8th Circuit case refines "regarded as" prong of ADA definition of disability
Ollie v. Titan Tire Corp. (8th Cir. July 15, 2003) involved an asthmatic employee whose preemployment physical report said he was “medically able to do the essential functions of the job with accomodations listed below.” The space below said he “may have difficulty in areas with dust and fumes.” The employer took this as an absolute prohibition on working in such areas, and because there were no jobs available in areas without dust and fumes, did not hire him.
The court focused on the difference between maybe having difficulty working in such areas and being absolutely prohibited from working there (the employer noted on the application: “asthma, no working where dust or fumes”). It found sufficient evidence the employer regarded the plaintiff as disabled to sustain a jury verdict.
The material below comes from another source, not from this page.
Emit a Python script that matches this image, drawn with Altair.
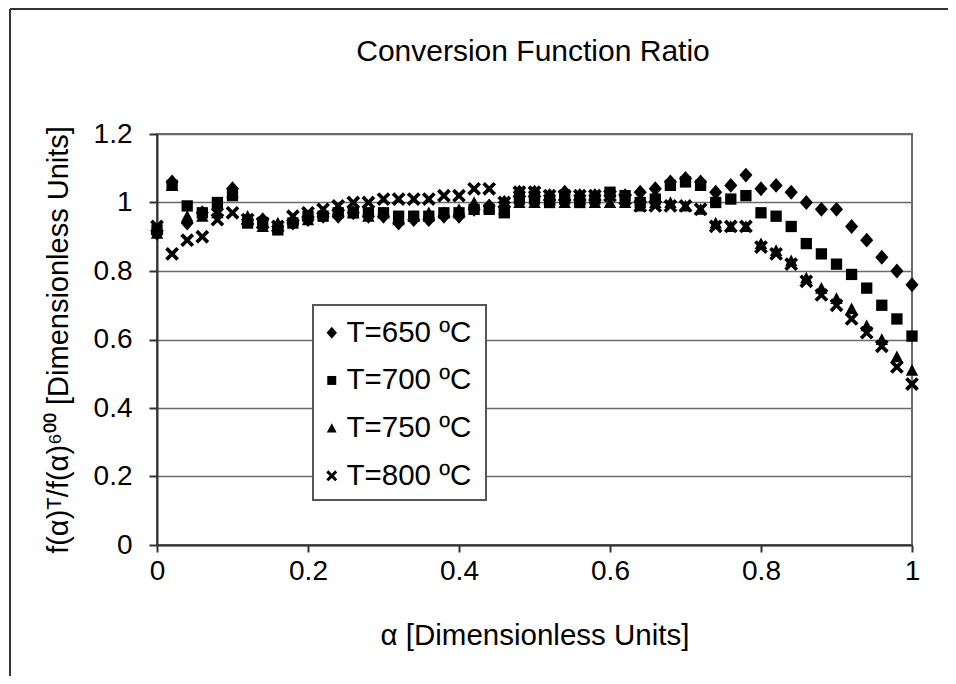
import altair as alt
import pandas as pd

# ---- data ----
alpha = [round(i * 0.02, 2) for i in range(51)]

t650 = [0.91, 1.06, 0.94, 0.97, 0.98, 1.04, 0.95, 0.95, 0.93, 0.94,
        0.95, 0.96, 0.96, 0.97, 0.96, 0.96, 0.94, 0.95, 0.95, 0.96,
        0.96, 0.98, 0.99, 1.00, 1.03, 1.03, 1.02, 1.03, 1.02, 1.02,
        1.02, 1.02, 1.03, 1.04, 1.06, 1.07, 1.06, 1.03, 1.05, 1.08,
        1.04, 1.05, 1.03, 1.00, 0.98, 0.98, 0.93, 0.89, 0.84, 0.80,
        0.76]
t700 = [0.92, 1.05, 0.99, 0.97, 1.00, 1.02, 0.94, 0.94, 0.92, 0.94,
        0.96, 0.96, 0.97, 0.97, 0.97, 0.97, 0.96, 0.96, 0.96, 0.97,
        0.97, 0.98, 0.98, 0.97, 1.01, 1.01, 1.00, 1.01, 1.00, 1.01,
        1.03, 1.02, 1.00, 1.01, 1.05, 1.06, 1.05, 1.00, 1.01, 1.02,
        0.97, 0.96, 0.93, 0.88, 0.85, 0.82, 0.79, 0.75, 0.70, 0.66,
        0.61]
t750 = [0.91, 1.05, 0.96, 0.96, 0.97, 1.03, 0.96, 0.93, 0.94, 0.95,
        0.95, 0.97, 0.98, 0.97, 0.96, 0.97, 0.95, 0.96, 0.97, 0.97,
        0.98, 1.00, 0.99, 0.98, 1.00, 1.00, 1.01, 1.00, 1.01, 1.00,
        1.00, 1.00, 0.99, 1.00, 1.00, 0.99, 0.98, 0.94, 0.93, 0.93,
        0.88, 0.86, 0.83, 0.78, 0.75, 0.72, 0.69, 0.64, 0.60, 0.55,
        0.51]
t800 = [0.93, 0.85, 0.89, 0.90, 0.95, 0.97, 0.95, 0.94, 0.93, 0.96,
        0.97, 0.98, 0.99, 1.00, 1.00, 1.01, 1.01, 1.01, 1.01, 1.02,
        1.02, 1.04, 1.04, 1.00, 1.03, 1.03, 1.02, 1.02, 1.02, 1.02,
        1.02, 1.01, 0.99, 0.99, 0.99, 0.99, 0.98, 0.93, 0.93, 0.93,
        0.87, 0.85, 0.82, 0.77, 0.73, 0.70, 0.66, 0.62, 0.58, 0.52,
        0.47]

series_labels = ["T=650 ºC", "T=700 ºC", "T=750 ºC", "T=800 ºC"]
x_ticks = [0, 0.2, 0.4, 0.6, 0.8, 1]
y_ticks = [0, 0.2, 0.4, 0.6, 0.8, 1, 1.2]

chart_title = "Conversion Function Ratio"
x_title = "α [Dimensionless Units]"
y_title = "f(α)ᵀ/f(α)⁶⁰⁰ [Dimensionless Units]"

rows = []
for lab, vals in zip(series_labels, [t650, t700, t750, t800]):
    for a, v in zip(alpha, vals):
        rows.append({"alpha": a, "ratio": v, "series": lab})
df = pd.DataFrame(rows)

FONT = "Liberation Sans"
DIAMOND = "M0,-1.08L0.95,0L0,1.08L-0.95,0Z"
SQUARE = "M-0.82,-0.82L0.82,-0.82L0.82,0.82L-0.82,0.82Z"
TRIANGLE = "M0,-0.9L0.9,0.8L-0.9,0.8Z"
X_PATH = ("M-1,-0.62L-0.62,-1L0,-0.38L0.62,-1L1,-0.62L0.38,0L1,0.62"
          "L0.62,1L0,0.38L-0.62,1L-1,0.62L-0.38,0Z")

frame_df = pd.DataFrame({"k": [0]})

# legend box (drawn under the legend entries, above the grid)
legend_box = alt.Chart(frame_df).mark_rect(
    fill="white", stroke="#555", strokeWidth=2
).encode(x=alt.value(156), x2=alt.value(329), y=alt.value(171), y2=alt.value(366))

points = alt.Chart(df).mark_point(filled=True, opacity=1, color="black", size=190).encode(
    x=alt.X("alpha:Q",
            scale=alt.Scale(domain=[0, 1], nice=False, zero=False),
            axis=alt.Axis(values=x_ticks, format="~g", title=x_title, grid=False,
                          labelFlush=False,
                          labelFontSize=28, labelPadding=5, tickSize=7,
                          titleFontSize=29.5, titleFontWeight="normal",
                          titleBaseline="alphabetic", titleY=99,
                          titleColor="black", labelColor="black")),
    y=alt.Y("ratio:Q",
            scale=alt.Scale(domain=[0, 1.2], nice=False),
            axis=alt.Axis(values=y_ticks, format="~g", title=y_title, grid=True,
                          gridColor="#6a6a6a", gridWidth=1.6, labelFlush=False,
                          labelFontSize=28, labelPadding=17, tickSize=8,
                          titleFontSize=29, titleFontWeight="normal",
                          titleAngle=270, titleBaseline="middle", titleAlign="center",
                          titleX=-99, titleY=205.5,
                          titleColor="black", labelColor="black")),
    shape=alt.Shape("series:N",
                    scale=alt.Scale(domain=series_labels,
                                    range=[DIAMOND, SQUARE, TRIANGLE, X_PATH]),
                    legend=alt.Legend(title=None, orient="none", legendX=160, legendY=184,
                                      padding=0, rowPadding=16.7, labelOffset=0,
                                      labelFontSize=29.5, labelColor="black",
                                      symbolSize=120, symbolFillColor="black",
                                      symbolStrokeWidth=0)),
)

left_border = alt.Chart(frame_df).mark_rule(color="#333", strokeWidth=2).encode(
    x=alt.value(-147), y=alt.value(-125), y2=alt.value(700))
top_border = alt.Chart(frame_df).mark_rule(color="#333", strokeWidth=2).encode(
    x=alt.value(-147), x2=alt.value(900), y=alt.value(-125))
title_text = alt.Chart(frame_df).mark_text(
    text=chart_title, fontSize=30, font=FONT, color="black",
    align="center", baseline="alphabetic"
).encode(x=alt.value(376), y=alt.value(-73))

chart = alt.layer(legend_box, points, left_border, top_border, title_text).properties(
    width=755, height=411,
    padding={"left": 149, "top": 126, "right": 36, "bottom": 131},
    autosize=alt.AutoSizeParams(type="none"),
).configure(font=FONT).configure_view(
    stroke="#6a6a6a", strokeWidth=2
).configure_axis(
    domainColor="#333", domainWidth=2, tickColor="#333", tickWidth=2,
    labelFont=FONT, titleFont=FONT
).configure_legend(labelFont=FONT)

chart.save("out.html", embed_options={"renderer": "svg", "actions": False})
The court here seems to be splitting hairs. But “regarded as” is a potential way for plaintiffs to avoid the fate of so many ADA cases–being found insufficiently impaired to qualify as disabled and hence covered by the ADA–and the court may be seeking to open the door to the courthouse just a bit.
Employers may rely on medical opinions and restrictions, but not do so blindly, and should not ignore the careful hedging that may be found in many a doctor’s report. Here the employer, according to the court, read the report too broadly, with disastrous results.